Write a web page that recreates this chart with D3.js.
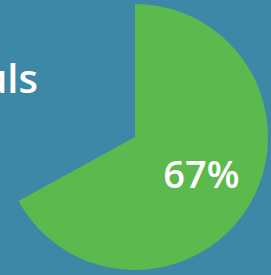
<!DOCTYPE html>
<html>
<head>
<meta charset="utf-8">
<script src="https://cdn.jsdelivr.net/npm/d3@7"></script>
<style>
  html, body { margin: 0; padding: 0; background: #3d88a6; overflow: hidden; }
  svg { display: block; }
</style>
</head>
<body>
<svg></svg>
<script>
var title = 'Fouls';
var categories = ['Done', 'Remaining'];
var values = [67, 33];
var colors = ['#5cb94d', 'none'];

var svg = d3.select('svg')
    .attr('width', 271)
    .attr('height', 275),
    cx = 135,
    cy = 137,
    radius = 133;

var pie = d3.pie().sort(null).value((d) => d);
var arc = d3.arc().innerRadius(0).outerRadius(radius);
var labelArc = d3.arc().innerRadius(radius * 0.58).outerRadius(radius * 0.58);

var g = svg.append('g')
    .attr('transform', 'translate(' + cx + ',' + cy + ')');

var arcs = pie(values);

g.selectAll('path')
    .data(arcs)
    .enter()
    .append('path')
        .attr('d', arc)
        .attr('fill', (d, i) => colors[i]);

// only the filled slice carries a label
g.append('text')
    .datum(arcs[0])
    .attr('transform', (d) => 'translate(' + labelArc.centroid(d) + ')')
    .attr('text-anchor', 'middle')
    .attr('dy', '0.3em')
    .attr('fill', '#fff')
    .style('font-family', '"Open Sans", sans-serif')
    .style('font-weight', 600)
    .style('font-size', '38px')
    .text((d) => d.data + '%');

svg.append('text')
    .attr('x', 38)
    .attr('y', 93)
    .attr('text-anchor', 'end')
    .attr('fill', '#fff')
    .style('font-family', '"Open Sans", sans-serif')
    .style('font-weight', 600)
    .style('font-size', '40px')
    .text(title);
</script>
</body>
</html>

════════

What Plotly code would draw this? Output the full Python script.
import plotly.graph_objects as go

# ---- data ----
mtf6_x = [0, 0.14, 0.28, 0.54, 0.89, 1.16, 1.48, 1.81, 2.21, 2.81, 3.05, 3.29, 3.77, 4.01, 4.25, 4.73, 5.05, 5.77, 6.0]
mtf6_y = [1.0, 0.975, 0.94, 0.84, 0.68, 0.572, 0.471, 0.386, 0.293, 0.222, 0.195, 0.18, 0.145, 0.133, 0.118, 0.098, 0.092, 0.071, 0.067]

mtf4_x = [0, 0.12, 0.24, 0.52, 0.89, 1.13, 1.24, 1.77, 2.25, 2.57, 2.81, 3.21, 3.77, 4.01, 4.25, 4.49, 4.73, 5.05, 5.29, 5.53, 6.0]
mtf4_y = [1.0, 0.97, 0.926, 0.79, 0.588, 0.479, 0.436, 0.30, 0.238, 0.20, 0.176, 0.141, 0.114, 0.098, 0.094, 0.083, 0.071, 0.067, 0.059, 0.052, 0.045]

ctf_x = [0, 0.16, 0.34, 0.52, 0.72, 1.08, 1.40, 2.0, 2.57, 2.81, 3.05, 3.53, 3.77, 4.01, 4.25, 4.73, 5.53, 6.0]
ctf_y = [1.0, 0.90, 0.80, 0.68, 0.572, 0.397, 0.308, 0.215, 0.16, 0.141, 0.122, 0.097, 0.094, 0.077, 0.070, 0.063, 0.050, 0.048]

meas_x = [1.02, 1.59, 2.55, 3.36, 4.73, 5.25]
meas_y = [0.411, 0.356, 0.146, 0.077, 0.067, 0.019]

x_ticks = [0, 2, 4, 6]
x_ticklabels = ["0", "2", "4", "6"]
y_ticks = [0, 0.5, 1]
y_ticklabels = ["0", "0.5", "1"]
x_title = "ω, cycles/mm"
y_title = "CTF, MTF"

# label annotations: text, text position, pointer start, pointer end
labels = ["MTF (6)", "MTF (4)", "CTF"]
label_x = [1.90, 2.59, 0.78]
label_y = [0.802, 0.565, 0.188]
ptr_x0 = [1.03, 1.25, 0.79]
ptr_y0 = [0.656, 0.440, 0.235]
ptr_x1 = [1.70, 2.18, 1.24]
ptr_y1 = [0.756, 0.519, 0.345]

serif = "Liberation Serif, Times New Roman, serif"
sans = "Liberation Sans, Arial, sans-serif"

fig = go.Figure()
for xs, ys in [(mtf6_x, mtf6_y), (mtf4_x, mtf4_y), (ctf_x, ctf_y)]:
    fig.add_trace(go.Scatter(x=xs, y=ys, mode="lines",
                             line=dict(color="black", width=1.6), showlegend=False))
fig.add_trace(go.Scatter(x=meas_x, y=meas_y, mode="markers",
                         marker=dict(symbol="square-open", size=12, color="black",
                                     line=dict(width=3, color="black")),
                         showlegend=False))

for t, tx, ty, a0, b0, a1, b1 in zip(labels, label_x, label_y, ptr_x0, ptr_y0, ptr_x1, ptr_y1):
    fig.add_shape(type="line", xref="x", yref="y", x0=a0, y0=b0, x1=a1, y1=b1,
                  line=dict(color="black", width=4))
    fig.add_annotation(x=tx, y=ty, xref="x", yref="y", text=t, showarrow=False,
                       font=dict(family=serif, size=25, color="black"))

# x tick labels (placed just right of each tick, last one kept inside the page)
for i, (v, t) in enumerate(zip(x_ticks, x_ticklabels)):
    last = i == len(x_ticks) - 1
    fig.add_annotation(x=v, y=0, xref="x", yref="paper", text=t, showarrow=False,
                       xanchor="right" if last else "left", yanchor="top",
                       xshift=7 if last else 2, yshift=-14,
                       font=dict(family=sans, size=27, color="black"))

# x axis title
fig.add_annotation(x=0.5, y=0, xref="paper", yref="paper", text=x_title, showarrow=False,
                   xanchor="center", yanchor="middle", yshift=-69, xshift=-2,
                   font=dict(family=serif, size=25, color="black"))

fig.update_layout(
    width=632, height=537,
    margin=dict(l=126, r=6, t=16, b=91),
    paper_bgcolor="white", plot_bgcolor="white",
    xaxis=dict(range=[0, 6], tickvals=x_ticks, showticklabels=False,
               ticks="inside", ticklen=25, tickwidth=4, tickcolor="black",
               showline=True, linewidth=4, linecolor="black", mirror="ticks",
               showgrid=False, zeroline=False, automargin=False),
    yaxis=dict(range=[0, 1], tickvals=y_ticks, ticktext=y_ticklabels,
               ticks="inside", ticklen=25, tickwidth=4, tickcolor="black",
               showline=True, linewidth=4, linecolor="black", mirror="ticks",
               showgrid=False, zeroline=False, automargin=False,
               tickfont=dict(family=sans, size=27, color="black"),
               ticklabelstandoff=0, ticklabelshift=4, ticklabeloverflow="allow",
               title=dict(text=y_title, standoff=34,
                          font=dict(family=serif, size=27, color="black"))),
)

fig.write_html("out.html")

════════

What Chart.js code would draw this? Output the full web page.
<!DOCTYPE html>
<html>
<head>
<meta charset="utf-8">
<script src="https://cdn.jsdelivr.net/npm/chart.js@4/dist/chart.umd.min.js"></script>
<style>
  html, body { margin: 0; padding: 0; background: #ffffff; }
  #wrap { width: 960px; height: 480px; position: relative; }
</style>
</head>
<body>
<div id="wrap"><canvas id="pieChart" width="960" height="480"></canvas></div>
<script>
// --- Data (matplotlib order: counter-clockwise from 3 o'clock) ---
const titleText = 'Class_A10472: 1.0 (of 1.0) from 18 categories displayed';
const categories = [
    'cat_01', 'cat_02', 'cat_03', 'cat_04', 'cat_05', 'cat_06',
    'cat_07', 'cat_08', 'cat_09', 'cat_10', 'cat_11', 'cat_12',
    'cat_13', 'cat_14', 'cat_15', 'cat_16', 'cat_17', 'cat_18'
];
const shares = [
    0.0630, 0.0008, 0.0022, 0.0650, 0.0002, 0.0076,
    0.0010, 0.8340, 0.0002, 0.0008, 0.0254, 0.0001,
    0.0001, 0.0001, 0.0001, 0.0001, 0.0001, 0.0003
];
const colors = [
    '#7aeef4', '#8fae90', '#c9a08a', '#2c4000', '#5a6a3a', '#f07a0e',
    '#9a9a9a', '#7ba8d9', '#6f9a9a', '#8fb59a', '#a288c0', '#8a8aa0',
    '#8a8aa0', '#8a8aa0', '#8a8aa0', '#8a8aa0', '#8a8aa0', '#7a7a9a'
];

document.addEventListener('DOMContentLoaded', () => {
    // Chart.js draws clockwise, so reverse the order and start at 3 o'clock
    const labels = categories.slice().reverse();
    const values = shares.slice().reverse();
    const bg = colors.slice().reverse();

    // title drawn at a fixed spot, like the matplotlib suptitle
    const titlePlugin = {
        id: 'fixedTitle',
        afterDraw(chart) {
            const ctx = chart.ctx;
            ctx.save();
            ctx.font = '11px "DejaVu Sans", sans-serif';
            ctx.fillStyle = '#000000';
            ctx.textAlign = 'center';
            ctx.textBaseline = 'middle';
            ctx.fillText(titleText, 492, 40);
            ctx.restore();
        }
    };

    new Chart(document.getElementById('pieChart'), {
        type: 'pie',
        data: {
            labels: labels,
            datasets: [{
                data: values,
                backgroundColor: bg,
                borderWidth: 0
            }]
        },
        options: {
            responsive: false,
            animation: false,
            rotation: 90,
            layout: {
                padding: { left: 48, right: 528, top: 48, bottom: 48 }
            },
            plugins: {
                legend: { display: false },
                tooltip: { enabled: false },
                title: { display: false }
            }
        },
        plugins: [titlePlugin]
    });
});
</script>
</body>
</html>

════════

» **Written problem**: Quote only the lines running from the line with "Write a web" to the line with "i) => colors[i]);", ends included, exactly as they appear and without the pictures.

» **Output below**:
Write a web page that recreates this chart with D3.js.
<!DOCTYPE html>
<html>
<head>
<meta charset="utf-8">
<script src="https://cdn.jsdelivr.net/npm/d3@7"></script>
<style>
  html, body { margin: 0; padding: 0; background: #3d88a6; overflow: hidden; }
  svg { display: block; }
</style>
</head>
<body>
<svg></svg>
<script>
var title = 'Fouls';
var categories = ['Done', 'Remaining'];
var values = [67, 33];
var colors = ['#5cb94d', 'none'];

var svg = d3.select('svg')
    .attr('width', 271)
    .attr('height', 275),
    cx = 135,
    cy = 137,
    radius = 133;

var pie = d3.pie().sort(null).value((d) => d);
var arc = d3.arc().innerRadius(0).outerRadius(radius);
var labelArc = d3.arc().innerRadius(radius * 0.58).outerRadius(radius * 0.58);

var g = svg.append('g')
    .attr('transform', 'translate(' + cx + ',' + cy + ')');

var arcs = pie(values);

g.selectAll('path')
    .data(arcs)
    .enter()
    .append('path')
        .attr('d', arc)
        .attr('fill', (d, i) => colors[i]);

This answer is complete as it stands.